By Tom Cleveland,
Are you aware of the history of the currency used in the Bahamas?
We may see and touch our national currency on a daily basis, but are you aware of what goes on behind the scenes to create and manage the flow of the banknotes and coins that we call our own? Generally speaking, the Central Bank fulfills the role of directing domestic monetary policy for the islands. Its activities are multifaceted, dealing with everything from money and credit controls to setting interest rates, and printing and distributing Bahamian Dollars for our direct use.
It may come as a surprise to you that none of the production of our coins and banknotes takes place in the Bahamas. Our coins are actually minted in Ottawa, Ontario, Canada by the Royal Canadian Mint. You must then cross the Atlantic to locate where are banknotes are produced. The De la Rue corporation fulfills this task in Basingstoke, Hampshire, England. We may have severed our British ties with the Pound many years ago, but minting operations still depend on other English Commonwealth entities.
A brief history of the Bahamian Dollar
The history of currency on the Islands of the Bahamas is similar to some but quite different other currency regimes on many of its Caribbean “cousins”. The general history of this region is entwined with the age of exploration, pirate tales, and empire building. The Bahamas has opted for its own currency, while some member states in the region have elected to go with a combined approach, much in the same vein as the Euro arrangement in Europe.
Spanish “Pieces of Eight”, named after the coin’s easy physical division into eight pieces of silver, dominated in olden days as the legal tender for global commerce. The coins were minted in the New World, but, in 1825, the British government exerted its global influence and decreed that British coinage would be introduced in all of its colonies.

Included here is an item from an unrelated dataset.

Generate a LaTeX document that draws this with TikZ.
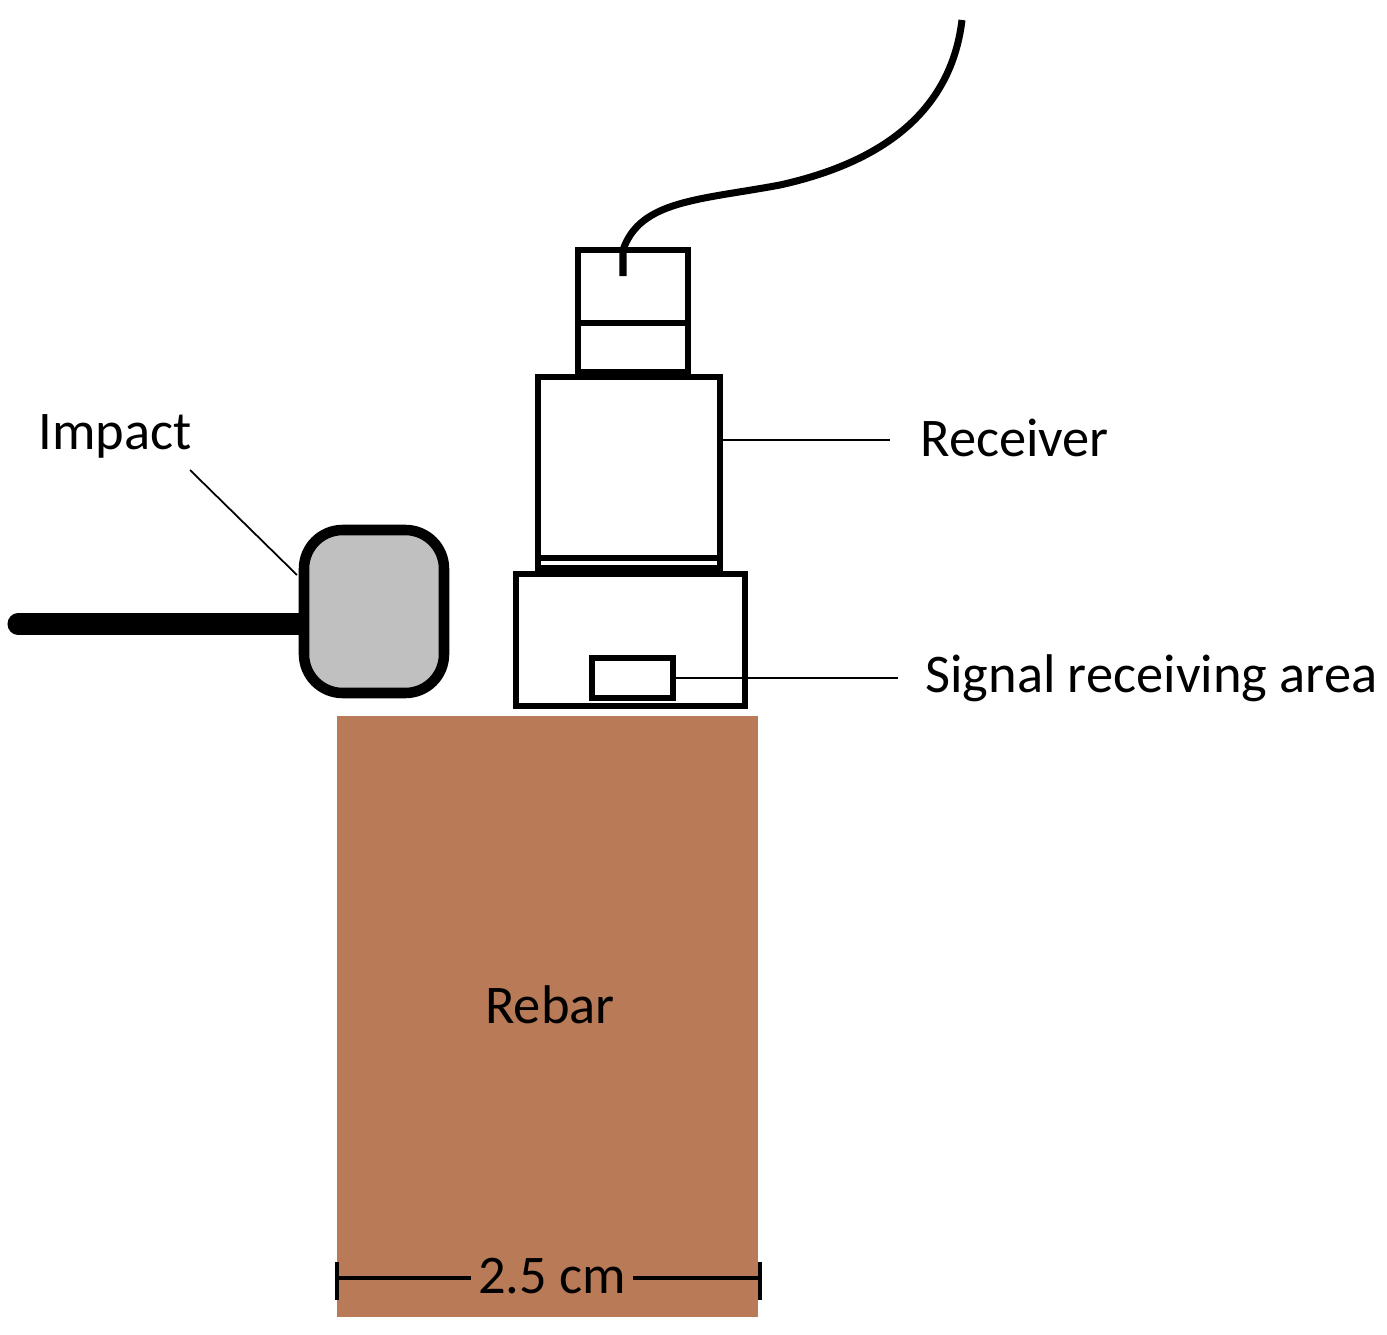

The Bahamian Pound, or Pound Sterling, came into being and lasted until 1966, when the Bahamian Dollar replaced it.
Over that long time period, the British Crown experimented with many different currency conventions, most designed to replace existing dollar accounts that persisted for trade reasons. The Pound unit of account, however, did prevail in the Bahamas, Bermuda, and Jamaica. There continued to be mixed usage of sterling and dollar accounts in the British West Indies, but as tourism and a dependence on imports emanating from Miami grew, nations and territories alike opted out of the Pound for the Dollar. The rise in the financial services industry sealed the deal for converting all accounts to Dollars, and the Bahamas was no exception to this general regional rule.
The Bahamian Dollar Today
From a local perspective, the Bahamian Dollar is officially “pegged” to the U.S. Dollar on a one-to-one basis. Both appear in circulation together on the islands and are traded at par. Its value does not fluctuate daily in the global foreign exchange market, although, if you want to learn more about forex trading, there are ample websites on the Internet devoted to it. The Central Bank has also established exchange controls to preserve this “pegged” value, since import trade relations depend on having adequate U.S. Dollar reserves in the treasury to support various credit arrangements with other countries. Tourism and financial services deliver these reserves.
A stable and strong currency typically signifies a strong economy, and in that respect, the Bahamas is one of the richest countries in the Americas with GDP per capita behind only the United States and Canada.